begin Provided data
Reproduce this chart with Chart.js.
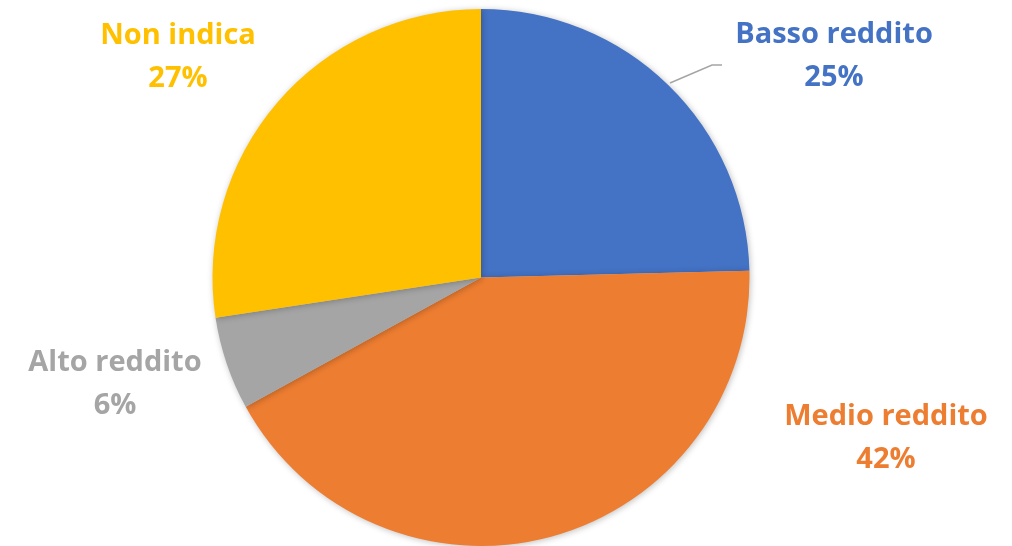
<!DOCTYPE html>
<html lang="it">
<head>
<meta charset="utf-8">
<title>Reddito</title>
<script src="https://cdn.jsdelivr.net/npm/chart.js@4/dist/chart.umd.min.js"></script>
<style>
    html, body { margin: 0; padding: 0; background: #fff; }
    #wrap { width: 1012px; height: 546px; position: relative; }
</style>
</head>
<body>
<div id="wrap"><canvas id="pieChart"></canvas></div>
<script>
// dati (quote in %)
const categories = ['Basso reddito', 'Medio reddito', 'Alto reddito', 'Non indica'];
const shares = [24.6, 42.4, 5.6, 27.4];
const sliceColors = ['#4472C4', '#ED7D31', '#A5A5A5', '#FFC000'];

// posizione delle etichette (centro delle due righe), come nel foglio originale
const labelSpots = [
    { x: 834, y: 35, leader: [[670, 83], [712, 65], [722, 65]] },
    { x: 886, y: 417 },
    { x: 115, y: 363 },
    { x: 178, y: 36 }
];

const shadowPlugin = {
    id: 'pieShadow',
    beforeDatasetsDraw(chart) {
        const ctx = chart.ctx;
        ctx.save();
        ctx.shadowColor = 'rgba(0,0,0,0.25)';
        ctx.shadowBlur = 6;
        ctx.shadowOffsetX = 1;
        ctx.shadowOffsetY = 1;
    },
    afterDatasetsDraw(chart) {
        chart.ctx.restore();
    }
};

const labelPlugin = {
    id: 'sliceLabels',
    afterDraw(chart) {
        const ctx = chart.ctx;
        const data = chart.data.datasets[0].data;
        const total = data.reduce((s, v) => s + v, 0);
        ctx.save();
        ctx.font = 'bold 29px "Open Sans", sans-serif';
        ctx.textAlign = 'center';
        ctx.textBaseline = 'middle';
        labelSpots.forEach((spot, i) => {
            if (spot.leader) {
                ctx.strokeStyle = '#A5A5A5';
                ctx.lineWidth = 1.5;
                ctx.beginPath();
                spot.leader.forEach((p, j) => j === 0 ? ctx.moveTo(p[0], p[1]) : ctx.lineTo(p[0], p[1]));
                ctx.stroke();
            }
            ctx.fillStyle = sliceColors[i];
            ctx.fillText(chart.data.labels[i], spot.x, spot.y);
            ctx.fillText(Math.round(data[i] / total * 100) + '%', spot.x, spot.y + 43);
        });
        ctx.restore();
    }
};

new Chart(document.getElementById('pieChart'), {
    type: 'pie',
    data: {
        labels: categories,
        datasets: [{
            data: shares,
            backgroundColor: sliceColors,
            borderWidth: 0
        }]
    },
    options: {
        responsive: true,
        maintainAspectRatio: false,
        animation: false,
        layout: { padding: { top: 9, bottom: 0, left: 0, right: 50 } },
        plugins: {
            legend: { display: false },
            tooltip: { enabled: false }
        }
    },
    plugins: [shadowPlugin, labelPlugin]
});
</script>
</body>
</html>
end Provided data
Take the listing above and print it exactly, apart from the pictures.

Reproduce this chart with Chart.js.
<!DOCTYPE html>
<html lang="it">
<head>
<meta charset="utf-8">
<title>Reddito</title>
<script src="https://cdn.jsdelivr.net/npm/chart.js@4/dist/chart.umd.min.js"></script>
<style>
    html, body { margin: 0; padding: 0; background: #fff; }
    #wrap { width: 1012px; height: 546px; position: relative; }
</style>
</head>
<body>
<div id="wrap"><canvas id="pieChart"></canvas></div>
<script>
// dati (quote in %)
const categories = ['Basso reddito', 'Medio reddito', 'Alto reddito', 'Non indica'];
const shares = [24.6, 42.4, 5.6, 27.4];
const sliceColors = ['#4472C4', '#ED7D31', '#A5A5A5', '#FFC000'];

// posizione delle etichette (centro delle due righe), come nel foglio originale
const labelSpots = [
    { x: 834, y: 35, leader: [[670, 83], [712, 65], [722, 65]] },
    { x: 886, y: 417 },
    { x: 115, y: 363 },
    { x: 178, y: 36 }
];

const shadowPlugin = {
    id: 'pieShadow',
    beforeDatasetsDraw(chart) {
        const ctx = chart.ctx;
        ctx.save();
        ctx.shadowColor = 'rgba(0,0,0,0.25)';
        ctx.shadowBlur = 6;
        ctx.shadowOffsetX = 1;
        ctx.shadowOffsetY = 1;
    },
    afterDatasetsDraw(chart) {
        chart.ctx.restore();
    }
};

const labelPlugin = {
    id: 'sliceLabels',
    afterDraw(chart) {
        const ctx = chart.ctx;
        const data = chart.data.datasets[0].data;
        const total = data.reduce((s, v) => s + v, 0);
        ctx.save();
        ctx.font = 'bold 29px "Open Sans", sans-serif';
        ctx.textAlign = 'center';
        ctx.textBaseline = 'middle';
        labelSpots.forEach((spot, i) => {
            if (spot.leader) {
                ctx.strokeStyle = '#A5A5A5';
                ctx.lineWidth = 1.5;
                ctx.beginPath();
                spot.leader.forEach((p, j) => j === 0 ? ctx.moveTo(p[0], p[1]) : ctx.lineTo(p[0], p[1]));
                ctx.stroke();
            }
            ctx.fillStyle = sliceColors[i];
            ctx.fillText(chart.data.labels[i], spot.x, spot.y);
            ctx.fillText(Math.round(data[i] / total * 100) + '%', spot.x, spot.y + 43);
        });
        ctx.restore();
    }
};

new Chart(document.getElementById('pieChart'), {
    type: 'pie',
    data: {
        labels: categories,
        datasets: [{
            data: shares,
            backgroundColor: sliceColors,
            borderWidth: 0
        }]
    },
    options: {
        responsive: true,
        maintainAspectRatio: false,
        animation: false,
        layout: { padding: { top: 9, bottom: 0, left: 0, right: 50 } },
        plugins: {
            legend: { display: false },
            tooltip: { enabled: false }
        }
    },
    plugins: [shadowPlugin, labelPlugin]
});
</script>
</body>
</html>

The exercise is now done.